Night daycare scribbles a sad ending to the little
one's bedtime story
The Vancouver Province
14 Nov 2006
Editorial - By Alan Ferguson
EXCERPT
In boomtown B.C., we can fling billions at building a gateway
to China. But when it comes to our kids, we make Scrooge look
like a philanthropist.
Government budget cuts mean Danielle Arbour, a 32-year-old
Sunday school teacher, is about to be laid off as a teacher's
assistant.
The single mother of a 10-year-old girl will go back full-
time to a job she's done for years -- providing night daycare
in her Langley home.
What that means is that Arbour takes in strangers' kids
at night while their parents, invariably single moms, grub
for tips in minimum-wage restaurants or go to night school
to try to better their lives.
Night daycare is a growth industry in the Lower Mainland
as more and more moms are forced to work late or do double
shifts to make ends meet.
Classified advertising sites bulge with offers from women
to care for other peoples' kids evenings or overnight.

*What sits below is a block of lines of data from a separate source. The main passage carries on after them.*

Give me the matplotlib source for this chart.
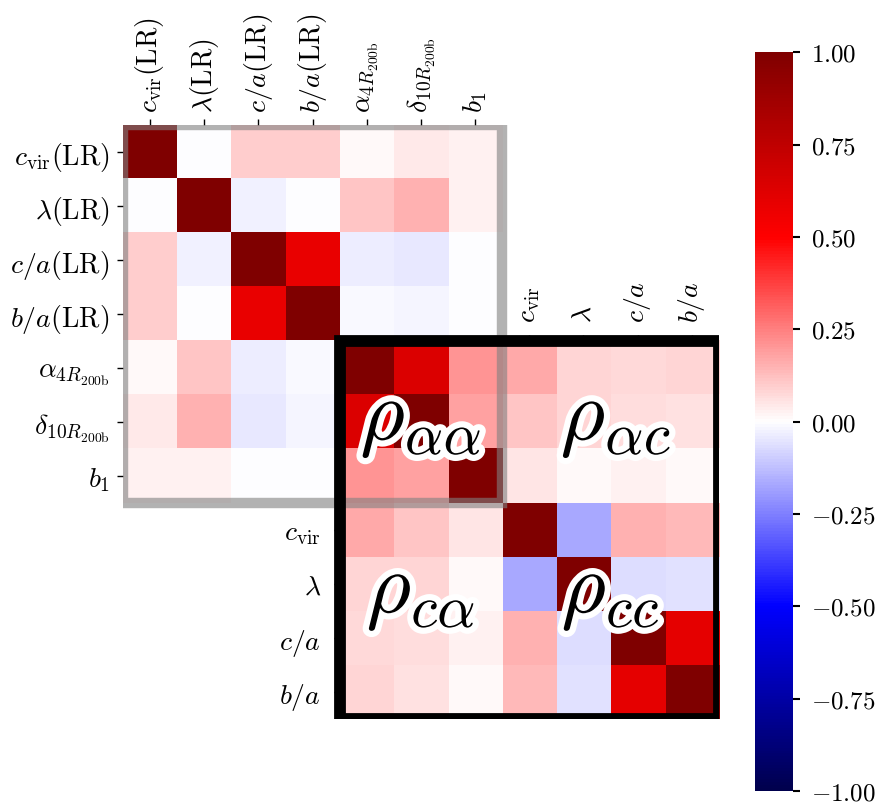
import numpy as np
import matplotlib
matplotlib.use("Agg")
import matplotlib.pyplot as plt
from matplotlib.patches import Rectangle
import matplotlib.patheffects as pe

plt.rcParams["mathtext.fontset"] = "cm"
plt.rcParams["font.family"] = "serif"
plt.rcParams["font.serif"] = ["cmr10", "DejaVu Serif"]

# labels
lr_labels = [r"$c_{\mathrm{vir}}(\mathrm{LR})$", r"$\lambda(\mathrm{LR})$",
             r"$c/a(\mathrm{LR})$", r"$b/a(\mathrm{LR})$",
             r"$\alpha_{4R_{200\mathrm{b}}}$", r"$\delta_{10R_{200\mathrm{b}}}$", r"$b_1$"]
hr_labels = [r"$c_{\mathrm{vir}}$", r"$\lambda$", r"$c/a$", r"$b/a$"]

# correlation of LR properties with alpha, delta, b1 (top-left block)
corr_lr = np.array([
    [1.00, -0.006, 0.10, 0.10, 0.015, 0.045, 0.025],
    [-0.006, 1.00, -0.024, -0.006, 0.11, 0.15, 0.03],
    [0.10, -0.024, 1.00, 0.58, -0.035, -0.04, -0.005],
    [0.10, -0.006, 0.58, 1.00, -0.01, -0.02, -0.005],
    [0.015, 0.11, -0.035, -0.01, 1.00, 0.64, 0.21],
    [0.045, 0.15, -0.04, -0.02, 0.64, 1.00, 0.18],
    [0.025, 0.03, -0.005, -0.005, 0.21, 0.18, 1.00],
])

# correlation of alpha, delta, b1 with halo properties (bottom-right block)
corr_hr = np.array([
    [1.00, 0.64, 0.21, 0.17, 0.08, 0.075, 0.08],
    [0.64, 1.00, 0.18, 0.11, 0.08, 0.07, 0.06],
    [0.21, 0.18, 1.00, 0.05, 0.015, 0.025, 0.015],
    [0.17, 0.11, 0.05, 1.00, -0.167, 0.15, 0.14],
    [0.08, 0.08, 0.015, -0.167, 1.00, -0.07, -0.06],
    [0.075, 0.07, 0.025, 0.15, -0.07, 1.00, 0.60],
    [0.08, 0.06, 0.015, 0.14, -0.06, 0.60, 1.00],
])

n = 11
full = np.full((n, n), np.nan)
full[:7, :7] = corr_lr
full[4:, 4:] = corr_hr

fig = plt.figure(figsize=(8.81, 8.04), dpi=100)
ax = fig.add_axes([0.1394, 0.1045, 0.6767, 0.739])
im = ax.imshow(np.ma.masked_invalid(full), cmap="seismic", vmin=-1, vmax=1,
               aspect="auto", interpolation="nearest")
ax.set_xlim(-0.5, n - 0.5)
ax.set_ylim(n - 0.5, -0.5)
for s in ax.spines.values():
    s.set_visible(False)

ax.xaxis.tick_top()
ax.set_xticks(range(7))
ax.set_xticklabels(lr_labels, rotation=90, fontsize=20)
ax.set_yticks(range(7))
ax.set_yticklabels(lr_labels, fontsize=20)
ax.tick_params(length=4.5, width=1, pad=5)

# frames around the two blocks
ax.add_patch(Rectangle((-0.5, -0.5), 7, 7, fill=False, edgecolor="gray",
                       alpha=0.6, lw=7.5, zorder=3))
ax.add_patch(Rectangle((3.5, 3.5), 7, 7, fill=False, edgecolor="black",
                       lw=8.5, zorder=4))

# inner labels for the halo block
ax2 = ax.inset_axes([4 / 11, 0, 7 / 11, 7 / 11])
ax2.set_xlim(-0.5, 6.5)
ax2.set_ylim(6.5, -0.5)
ax2.patch.set_visible(False)
for s in ax2.spines.values():
    s.set_visible(False)
ax2.xaxis.tick_top()
ax2.set_xticks(range(3, 7))
ax2.set_xticklabels(hr_labels, rotation=90, fontsize=20)
ax2.set_yticks(range(3, 7))
ax2.set_yticklabels(hr_labels, fontsize=20)
ax2.tick_params(length=4.5, width=1, pad=9)

stroke = [pe.withStroke(linewidth=9, foreground="white")]
big = dict(fontsize=62, ha="center", va="center", zorder=6, path_effects=stroke)
ax.text(5.0, 5.0, r"$\rho_{\alpha\alpha}$", **big)
ax.text(8.6, 5.0, r"$\rho_{\alpha c}$", **big)
ax.text(5.0, 8.2, r"$\rho_{c\alpha}$", **big)
ax.text(8.5, 8.2, r"$\rho_{cc}$", **big)

cax = fig.add_axes([0.857, 0.0149, 0.0431, 0.919])
cb = fig.colorbar(im, cax=cax, ticks=np.linspace(-1, 1, 9), format="$%.2f$")
cb.outline.set_visible(False)
cax.tick_params(labelsize=18, length=5, width=1.5, pad=8)

fig.savefig("out.png", dpi=100)
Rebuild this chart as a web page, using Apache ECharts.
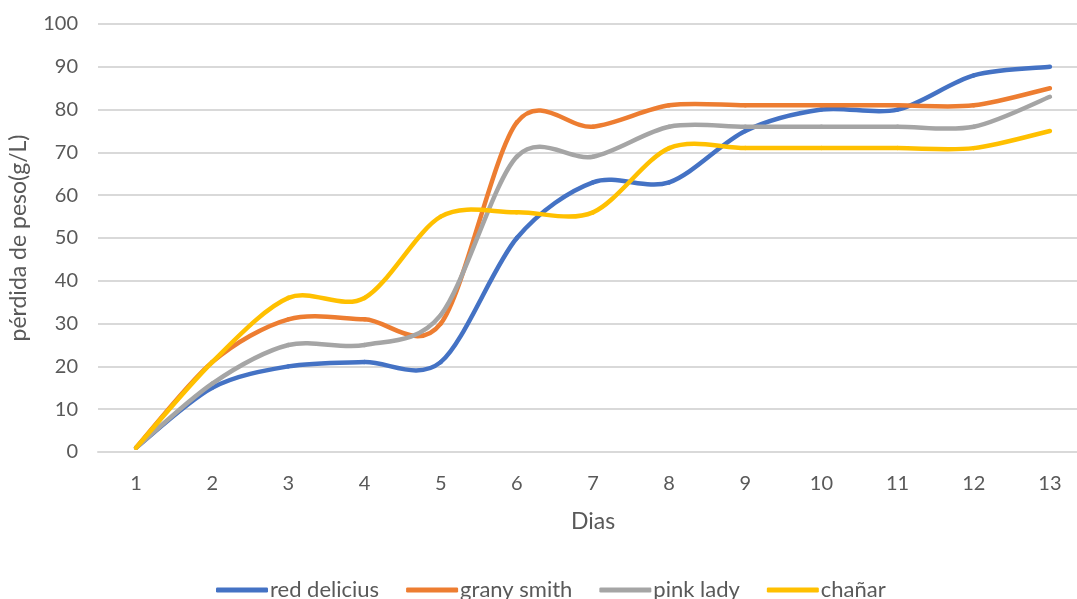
<!DOCTYPE html>
<html>
<head>
<meta charset="utf-8">
<script src="https://cdn.jsdelivr.net/npm/echarts@6/dist/echarts.min.js"></script>
<style>
html,body{margin:0;padding:0;background:#fff;}
#c{width:1077px;height:599px;}
</style>
</head>
<body>
<div id="c"></div>
<script>
const days = ['1','2','3','4','5','6','7','8','9','10','11','12','13'];
const redDelicius = [1,15,20,21,21,50,63,63,75,80,80,88,90];
const granySmith  = [1,21,31,31,30,77,76,81,81,81,81,81,85];
const pinkLady    = [1,16,25,25,32,69,69,76,76,76,76,76,83];
const chanar      = [1,21,36,36,55,56,56,71,71,71,71,71,75];
const seriesNames = ['red delicius','grany smith','pink lady','chañar'];
const seriesColors = ['#4472C4','#ED7D31','#A5A5A5','#FFC000'];
const seriesData = [redDelicius, granySmith, pinkLady, chanar];

const FONT = 'Lato';
const TXT = '#595959';

// Smooth curve through the data points (Catmull-Rom style, like the spreadsheet's smoothed line)
function makeRender(vals, color){
  return function(params, api){
    if (params.dataIndex !== 0) return null;
    const P = vals.map((v,i)=>api.coord([i, v]));
    const n = P.length;
    const get = k => P[Math.max(0, Math.min(n-1, k))];
    const t = 1/6.5;
    const children = [];
    for (let i=0;i<n-1;i++){
      const p0=get(i-1), p1=get(i), p2=get(i+1), p3=get(i+2);
      children.push({
        type:'bezierCurve',
        shape:{
          x1:p1[0], y1:p1[1], x2:p2[0], y2:p2[1],
          cpx1:p1[0]+(p2[0]-p0[0])*t, cpy1:p1[1]+(p2[1]-p0[1])*t,
          cpx2:p2[0]-(p3[0]-p1[0])*t, cpy2:p2[1]-(p3[1]-p1[1])*t
        },
        style:{stroke:color, lineWidth:4.5, fill:null, lineCap:'round', lineJoin:'round'}
      });
    }
    return {type:'group', children};
  };
}

const chart = echarts.init(document.getElementById('c'), null, {renderer:'canvas'});
chart.setOption({
  animation:false,
  backgroundColor:'#fff',
  textStyle:{fontFamily:FONT},
  grid:{left:98, top:24, width:990, height:428, containLabel:false, outerBoundsMode:'none'},
  legend:{
    top:574, left:211,
    itemWidth:52, itemHeight:5, itemGap:27,
    textStyle:{color:TXT, fontSize:22, fontFamily:FONT, padding:[0,0,0,-3]},
    data:seriesNames.map((n,i)=>({name:n, icon:'roundRect', itemStyle:{color:seriesColors[i]}}))
  },
  xAxis:{
    type:'category', data:days, boundaryGap:true,
    name:'Dias', nameLocation:'middle', nameGap:58,
    nameTextStyle:{color:TXT, fontSize:23, fontFamily:FONT},
    axisLine:{lineStyle:{color:'#D9D9D9', width:2}},
    axisTick:{show:false},
    axisLabel:{color:TXT, fontSize:20, fontFamily:FONT, margin:22}
  },
  yAxis:{
    type:'value', min:0, max:100, interval:10,
    name:'pérdida de peso(g/L)', nameLocation:'middle', nameGap:68, nameRotate:90,
    nameTextStyle:{color:TXT, fontSize:23, fontFamily:FONT},
    axisLine:{show:false}, axisTick:{show:false},
    axisLabel:{color:TXT, fontSize:20, fontFamily:FONT, margin:20},
    splitLine:{lineStyle:{color:'#D9D9D9', width:2}}
  },
  series: seriesNames.map((n,i)=>({
    name:n, type:'custom',
    data:seriesData[i].map((v,k)=>[k,v]),
    encode:{x:0, y:1},
    itemStyle:{color:seriesColors[i]},
    renderItem:makeRender(seriesData[i], seriesColors[i]),
    z:2+i
  }))
});
</script>
</body>
</html>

"It's becoming more common," says Arbour. "There's just
too much pressure on single moms who have no one to help and
who get no child support. You do what you can to get by."
The phenomenon has spawned Internet discussion sites, where
parents swap experiences and warn of the dangers of recruiting
trustworthy sitters.
"Finding someone to be safe with is a big issue," says Arbour,
who provides her clients with evidence of a criminal record
check. ...
Arbour says many single moms tell her how isolated they feel;
the government cuts back on welfare, while their erstwhile
partners often disappear, reneging on child- support payments.
Deadbeat dads are indeed an irresponsible lot. But they're
not as ubiquitous as some people believe. Statistics show
as many as 91 per cent of eligible children in fact receive
payments.
Nevertheless, the plight of these struggling moms is fuelling
a wider debate about the nature of a society that obliges
them to abandon precious evening hours with their kids in
order to survive.
It seems to me that, if we want to make "family values"
anything more than a cheap political cliche, we'll have to
do more to encourage them.
....in the United States, Democrats, cheered by last
week's electoral comeback, are reviving radical proposals
to help families whose health and marriages, they say, are
put in jeopardy by long hours at low wages.
The problem goes beyond child care, day or night. It extends
to such things as inflexible workplace practices, lack of
family support systems and an absence of pre- and after-school
programs.
In Washington last summer, Sen. Hillary Clinton tabled a
bill to give low-income parents subsidies to stay home with
their kids.
Wouldn't it be worth considering such a step in B.C. --
if only to make sure mom's there to read the bedtime story?